First successful Mars lander
Who
Viking 1, NASA/JPL
What
First
Where
Not Applicable
When
20 July 1976

The first successful Mars Lander was Viking 1, which touched down on the surface of the Red Planet at 11:53 a.m. (UTC) on 20 July 1976. Viking 1 was a stationary lander fitted with a suite of cameras and scientific instruments as well as a robot arm that allowed it to investigate the soils and rocks that surrounded its landing site.
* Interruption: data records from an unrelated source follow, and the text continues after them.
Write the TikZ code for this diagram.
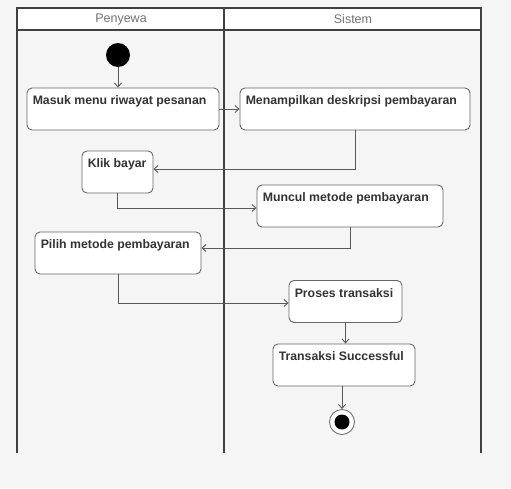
\documentclass[tikz,border=0pt]{standalone}
\usepackage{fontspec}
\setmainfont{Liberation Sans}
\usetikzlibrary{arrows.meta}
\begin{document}
\begin{tikzpicture}[x=1pt,y=-1pt,
  lane/.style={draw=black!75, line width=1.6pt},
  actbox/.style={draw=black!60, line width=0.9pt, fill=white, rounded corners=5pt,
    inner sep=0pt, minimum height=42pt},
  boxtext/.style={font=\bfseries\fontsize{12.3}{14}\selectfont, text=black!80, inner sep=0pt,
    anchor=north west, xshift=6pt, yshift=-8pt},
  flow/.style={draw=black!65, line width=0.9pt, -{Straight Barb[length=4pt,width=7pt]}},
  lanetitle/.style={font=\fontsize{12.5}{14}\selectfont, text=black!55, inner sep=0pt}
]
\useasboundingbox (0,0) rectangle (511,488);
\fill[black!4] (0,0) rectangle (511,488);

% swimlane frame
\fill[white] (17,8) rectangle (481,30);
\draw[lane] (17,453) -- (17,8) -- (481,8) -- (481,453);
\draw[lane] (17,30) -- (481,30);
\draw[lane] (224,8) -- (224,453);
\node[lanetitle] (lane1) at (121,19.5) {Penyewa};
\node[lanetitle] (lane2) at (353,19.5) {Sistem};

% start and end states
\node[circle, fill=black, minimum size=24pt, inner sep=0pt] (start) at (118,55) {};
\node[circle, draw=black!55, line width=0.9pt, fill=white, minimum size=25pt, inner sep=0pt] (end) at (342,422) {};
\node[circle, fill=black, minimum size=15pt, inner sep=0pt] (endcore) at (end.center) {};

% actions
\node[actbox, minimum width=192pt,
  label={[boxtext]north west:Masuk menu riwayat pesanan}] (masuk) at (123,109) {};
\node[actbox, minimum width=230pt,
  label={[boxtext]north west:Menampilkan deskripsi pembayaran}] (tampil) at (355,109) {};
\node[actbox, minimum width=71pt,
  label={[boxtext]north west:Klik bayar}] (klik) at (117.5,172) {};
\node[actbox, minimum width=186pt,
  label={[boxtext]north west:Muncul metode pembayaran}] (muncul) at (350,206) {};
\node[actbox, minimum width=166pt,
  label={[boxtext]north west:Pilih metode pembayaran}] (pilih) at (118,253) {};
\node[actbox, minimum width=113pt,
  label={[boxtext]north west:Proses transaksi}] (proses) at (345.5,301.5) {};
\node[actbox, minimum width=142pt,
  label={[boxtext]north west:Transaksi Successful}] (sukses) at (344,365) {};

% control flow
\draw[flow] (start) -- (start |- masuk.north);
\draw[flow] (masuk.east) -- (tampil.west);
\draw[flow] (tampil.south) |- ([yshift=3pt]klik.east);
\draw[flow] (klik.south) |- ([yshift=-2pt]muncul.west);
\draw[flow] (muncul.south) |- ([yshift=5pt]pilih.east);
\draw[flow] (pilih.south) |- ([yshift=-1.5pt]proses.west);
\draw[flow] (proses.south) -- (proses.south |- sukses.north);
\draw[flow] (sukses.south -| end) -- (end.north);
\end{tikzpicture}
\end{document}
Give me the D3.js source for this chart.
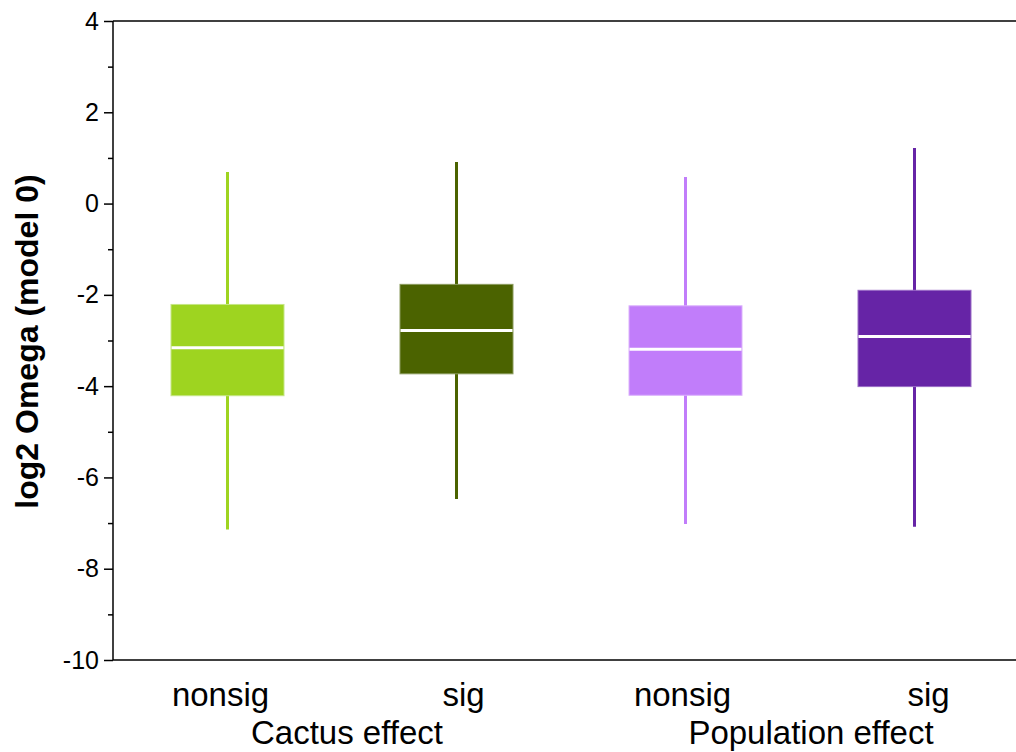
<!DOCTYPE html>
<html>
<head>
<meta charset="utf-8">
<script src="https://cdn.jsdelivr.net/npm/d3@7"></script>
<style>
  html, body { margin: 0; padding: 0; background: #fff; overflow: hidden; }
  svg { display: block; }
  text { font-family: Arial, "Liberation Sans", Helvetica, sans-serif; }
</style>
</head>
<body>
<svg id="chart" width="1016" height="752"></svg>
<script>
// ---- data ----
const categories = ["Cactus nonsig", "Cactus sig", "Population nonsig", "Population sig"];
const catLabels = ["nonsig", "sig", "nonsig", "sig"];
const groups = ["Cactus effect", "Population effect"];
const whiskerLow = [-7.14, -6.47, -7.02, -7.08];
const q1 = [-4.21, -3.73, -4.20, -4.01];
const median = [-3.16, -2.78, -3.19, -2.91];
const q3 = [-2.21, -1.77, -2.24, -1.90];
const whiskerHigh = [0.69, 0.91, 0.58, 1.22];
const colors = ["#9ed420", "#4b6300", "#c17dfa", "#6624a6"];
const edgeColors = ["#c5e685", "#8a9a5c", "#dbb2fc", "#9a6cc6"];
const yMajorTicks = [-10, -8, -6, -4, -2, 0, 2, 4];
const yMinorTicks = [-9, -7, -5, -3, -1, 1, 3];

// ---- layout ----
const svg = d3.select("#chart");
const mLeft = 113, mTop = 21, mBottom = 660;
const bandW = 229;
const x = d3.scaleBand().domain(categories).range([mLeft, mLeft + bandW * 4]).paddingInner(0).paddingOuter(0);
const y = d3.scaleLinear().domain([-10, 4]).range([mBottom, mTop]);
const boxW = 113;

const g = svg.append("g");
categories.forEach((c, i) => {
  const cx = x(c) + x.bandwidth() / 2;
  g.append("line")
    .attr("x1", cx).attr("x2", cx)
    .attr("y1", y(whiskerLow[i])).attr("y2", y(whiskerHigh[i]))
    .attr("stroke", colors[i]).attr("stroke-width", 3);
  g.append("rect")
    .attr("x", cx - boxW / 2).attr("width", boxW)
    .attr("y", y(q3[i])).attr("height", y(q1[i]) - y(q3[i]))
    .attr("fill", colors[i])
    .attr("stroke", edgeColors[i]).attr("stroke-width", 1);
  g.append("line")
    .attr("x1", cx - boxW / 2 + 0.5).attr("x2", cx + boxW / 2 - 0.5)
    .attr("y1", y(median[i])).attr("y2", y(median[i]))
    .attr("stroke", "#ffffff").attr("stroke-width", 3);
});

// axes frame: left, top, bottom
const axisG = svg.append("g");
axisG.append("line").attr("x1", mLeft).attr("x2", mLeft).attr("y1", mTop).attr("y2", mBottom)
  .attr("stroke", "#000").attr("stroke-width", 1.5);
axisG.append("line").attr("x1", mLeft).attr("x2", 1016).attr("y1", mTop).attr("y2", mTop)
  .attr("stroke", "#000").attr("stroke-width", 1.5);
axisG.append("line").attr("x1", mLeft).attr("x2", 1016).attr("y1", mBottom).attr("y2", mBottom)
  .attr("stroke", "#000").attr("stroke-width", 1.5);

// y axis via d3
const yAxis = d3.axisLeft(y).tickValues(yMajorTicks).tickSize(9).tickPadding(5)
  .tickFormat(d => d < 0 ? "-" + Math.abs(d) : String(d));
const ya = svg.append("g").attr("transform", `translate(${mLeft},0)`).call(yAxis);
ya.select(".domain").remove();
ya.selectAll(".tick line").attr("stroke", "#000").attr("stroke-width", 1.5);
ya.selectAll(".tick text").attr("font-size", 25).attr("fill", "#000")
  .attr("font-family", "Arial, 'Liberation Sans', sans-serif");

const yMinor = d3.axisLeft(y).tickValues(yMinorTicks).tickSize(5).tickFormat("");
const ym = svg.append("g").attr("transform", `translate(${mLeft},0)`).call(yMinor);
ym.select(".domain").remove();
ym.selectAll(".tick line").attr("stroke", "#000").attr("stroke-width", 1.5);

// category labels
const labelDx = [-7, 7, -3, 14];
svg.append("g").selectAll("text").data(categories).join("text")
  .attr("x", (d, i) => x(d) + x.bandwidth() / 2 + labelDx[i])
  .attr("y", 706)
  .attr("text-anchor", "middle")
  .attr("font-size", 33)
  .attr("fill", "#000")
  .text((d, i) => catLabels[i]);

// group labels
const groupDx = [5, 11];
svg.append("g").selectAll("text").data(groups).join("text")
  .attr("x", (d, i) => {
    const a = x(categories[i * 2]) + x.bandwidth() / 2;
    const b = x(categories[i * 2 + 1]) + x.bandwidth() / 2;
    return (a + b) / 2 + groupDx[i];
  })
  .attr("y", 744)
  .attr("text-anchor", "middle")
  .attr("font-size", 33)
  .attr("fill", "#000")
  .text(d => d);

// y axis title
svg.append("text")
  .attr("transform", `translate(38, ${(mTop + mBottom) / 2 + 1}) rotate(-90)`)
  .attr("text-anchor", "middle")
  .attr("font-size", 32)
  .attr("font-weight", "bold")
  .attr("fill", "#000")
  .text("log2 Omega (model 0)");
</script>
</body>
</html>
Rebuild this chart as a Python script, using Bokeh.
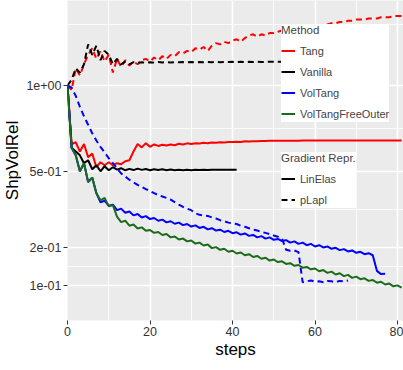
import numpy as np
from bokeh.plotting import figure
from bokeh.models import FixedTicker, Legend, LegendItem, Range1d
from bokeh.embed import file_html
from bokeh.resources import INLINE

# ---------------- data (ShpVolRel per step) ----------------
tang_lin = [1.0, .64, .65, .60, .64, .57, .59, .52, .545, .53, .545, .53, .54, .535, .55, .555, .60, .64, .622, .645,
            .625, .638, .63, .636, .632, .638, .634, .642, .638, .644, .64, .645, .643, .647, .645, .649, .647, .65, .649, .652,
            .651, .653, .652, .655, .654, .656, .656, .657, .657, .658, .658, .659, .659, .659, .659, .659, .659, .66, .66, .66,
            .66, .66, .66, .66, .66, .66, .66, .66, .66, .66, .66, .66, .66, .66, .66, .66, .66, .66, .66, .66, .66, .66]
tang_plapl = [1.0, .97, 1.12, 1.07, 1.15, 1.22, 1.27, 1.19, 1.25, 1.17, 1.22, 1.09, 1.19, 1.13, 1.18, 1.14, 1.17, 1.15, 1.18, 1.19,
              1.17, 1.2, 1.18, 1.21, 1.19, 1.22, 1.21, 1.24, 1.23, 1.25, 1.24, 1.27, 1.26, 1.28, 1.25, 1.29, 1.31, 1.3, 1.32, 1.31,
              1.33, 1.34, 1.32, 1.35, 1.37, 1.38, 1.36, 1.38, 1.37, 1.39, 1.39, 1.4, 1.41, 1.41, 1.42, 1.42, 1.43, 1.43, 1.44, 1.44,
              1.45, 1.45, 1.46, 1.46, 1.47, 1.47, 1.48, 1.48, 1.49, 1.49, 1.5, 1.5, 1.5, 1.51, 1.51, 1.51, 1.52, 1.52, 1.52, 1.53,
              1.53, 1.53]
vanilla_lin = [1.0, .62, .60, .58, .54, .555, .51, .53, .50, .525, .505, .52, .508, .515, .505, .512, .506, .513, .507, .511,
               .505, .51, .506, .51, .505, .509, .505, .508, .505, .507, .505, .508, .506, .508, .506, .508, .507, .508, .507, .508,
               .508, .508]
vanilla_plapl = [1.0, 1.04, 1.12, 1.09, 1.15, 1.3, 1.22, 1.29, 1.18, 1.25, 1.22, 1.15, 1.19, 1.15, 1.17, 1.15, 1.165, 1.16, 1.165, 1.16,
                 1.165, 1.162, 1.166, 1.163, 1.166, 1.163, 1.166, 1.164, 1.166, 1.164, 1.166, 1.164, 1.166, 1.165, 1.167, 1.165, 1.167, 1.165, 1.167, 1.166,
                 1.168, 1.166, 1.168, 1.166, 1.168, 1.167, 1.168, 1.167, 1.168, 1.168, 1.169, 1.168, 1.169, 1.169, 1.17, 1.17]
voltang_lin = [1.0, .62, .58, .50, .54, .45, .47, .40, .362, .368, .348, .352, .33, .336, .32, .325, .31, .315, .302, .307,
               .296, .30, .29, .294, .284, .288, .279, .283, .274, .278, .269, .273, .264, .268, .259, .263, .255, .258, .25, .254,
               .246, .249, .241, .245, .237, .24, .232, .236, .228, .232, .224, .227, .22, .223, .215, .219, .211, .215, .207, .211,
               .203, .207, .20, .203, .196, .199, .192, .195, .188, .191, .184, .187, .18, .183, .177, .135, .127, .128]
voltang_plapl = [1.0, .985, .93, .86, .80, .75, .70, .66, .625, .595, .565, .54, .515, .49, .475, .46, .448, .437, .427, .418,
                 .41, .40, .392, .386, .38, .373, .362, .352, .343, .336, .33, .318, .312, .31, .308, .302, .298, .292, .288, .283,
                 .28, .278, .272, .268, .263, .258, .255, .25, .247, .243, .238, .234, .228, .193, .19, .191, .186, .108, .11, .112,
                 .109, .11, .108, .111, .11, .108, .111, .11, .112]
voltangfree_lin = [1.0, .62, .58, .50, .54, .45, .47, .40, .37, .38, .345, .35, .305, .285, .29, .272, .276, .262, .266, .254,
                   .257, .247, .25, .24, .243, .232, .235, .225, .228, .219, .222, .212, .215, .206, .209, .198, .201, .193, .196, .187,
                   .19, .182, .185, .177, .18, .172, .175, .167, .17, .162, .165, .158, .16, .153, .155, .148, .15, .143, .145, .139,
                   .141, .134, .137, .13, .133, .126, .129, .122, .125, .118, .121, .115, .117, .111, .113, .107, .109, .103, .105, .099,
                   .101, .096]

methods = ["Tang", "Vanilla", "VolTang", "VolTangFreeOuter"]
method_colors = ["#FF0000", "#000000", "#0000FF", "#1B6B1B"]
reprs = ["LinElas", "pLapl"]
repr_dash = ["solid", "6 4"]

series = [  # (method index, repr index, values) in ggplot drawing order
    (0, 0, tang_lin), (0, 1, tang_plapl),
    (1, 0, vanilla_lin), (1, 1, vanilla_plapl),
    (2, 0, voltang_lin), (2, 1, voltang_plapl),
    (3, 0, voltangfree_lin),
]

y_breaks = [1.0, 0.5, 0.2, 0.1]
y_labels = ["1e+00", "5e-01", "2e-01", "1e-01"]
x_breaks = [0, 20, 40, 60, 80]
x_minor = [10, 30, 50, 70]

# sqrt scale (ggplot scale_y_sqrt)
ytick_pos = [float(np.sqrt(b)) for b in y_breaks]
ext = [float(np.sqrt(2.0))] + ytick_pos
yminor = [(ext[i] + ext[i + 1]) / 2 for i in range(len(ext) - 1)]

FONT = "Liberation Sans"

p = figure(width=403, height=370, output_backend="svg", toolbar_location=None,
           x_range=Range1d(0, 81.45), y_range=Range1d(0.198, 1.290),
           min_border_left=67, min_border_right=0, min_border_top=0, min_border_bottom=50)
p.background_fill_color = "#EBEBEB"
p.border_fill_color = "white"
p.outline_line_color = None

p.xaxis.ticker = FixedTicker(ticks=x_breaks, minor_ticks=x_minor)
p.yaxis.ticker = FixedTicker(ticks=ytick_pos, minor_ticks=yminor)
p.yaxis.major_label_overrides = {t: l for t, l in zip(ytick_pos, y_labels)}

for g in (p.xgrid, p.ygrid):
    g.grid_line_color = "white"
    g.grid_line_width = 1.6
    g.minor_grid_line_color = "white"
    g.minor_grid_line_width = 0.8

for ax in (p.xaxis, p.yaxis):
    ax.axis_line_color = None
    ax.major_tick_line_color = "#333333"
    ax.major_tick_in = 0
    ax.major_tick_out = 4
    ax.minor_tick_line_color = None
    ax.major_label_text_font = FONT
    ax.major_label_text_font_size = "12.5px"
    ax.major_label_text_color = "#333333"
    ax.major_label_standoff = 2
    ax.axis_label_text_font = FONT
    ax.axis_label_text_font_size = "17px"
    ax.axis_label_text_font_style = "normal"
    ax.axis_label_text_color = "black"
    ax.axis_label_standoff = 1
p.xaxis.axis_label = "steps"
p.yaxis.axis_label = "ShpVolRel"

rend = {}
for mi, ri, vals in series:
    steps = list(range(len(vals)))
    rend[(mi, ri)] = p.line(steps, np.sqrt(np.array(vals)), line_color=method_colors[mi],
                            line_dash=repr_dash[ri], line_width=2)


def style(leg):
    leg.title_text_font = FONT
    leg.title_text_font_size = "11.5px"
    leg.title_text_font_style = "normal"
    leg.title_standoff = 6
    leg.label_text_font = FONT
    leg.label_text_font_size = "11px"
    leg.label_height = 17
    leg.glyph_height = 17
    leg.glyph_width = 14
    leg.label_standoff = 5
    leg.spacing = 4
    leg.padding = 9
    leg.margin = 0
    leg.background_fill_color = "white"
    leg.background_fill_alpha = 1
    leg.border_line_color = None


leg1 = Legend(items=[LegendItem(label=m, renderers=[rend[(i, 0)]]) for i, m in enumerate(methods)],
              title="Method", location=(214, 198))
leg2 = Legend(items=[LegendItem(label=rp, renderers=[rend[(1, i)]]) for i, rp in enumerate(reprs)],
              title="Gradient Repr.", location=(214, 112))
style(leg1)
style(leg2)
p.add_layout(leg1)
p.add_layout(leg2)

open("out.html", "w").write(file_html(p, INLINE))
It was powered by a radioisotope thermoelectric generator (similar to the one used in the Curiosity rover) which allowed it to remain active until 13 November 1982 – setting an endurance record of 7 years 85 days that stood until it was beaten by NASA's Opportunity rover in 2011.

Viking 1 was not the first spacecraft to make a soft landing on the surface of Mars – that was achieved by the Soviet Union's Mars 3, which touched down on 2 December 1971. However, Mars 3 failed shortly after landing, with transmissions abruptly cutting out after less than 20 seconds on the surface. It only had time to send a garbled and corrupted partial panorama of its landing site before it was lost. If successful, Mars 3 would have been the first lander to deploy a rover on Mars (the tiny, tethered Prop-M rover).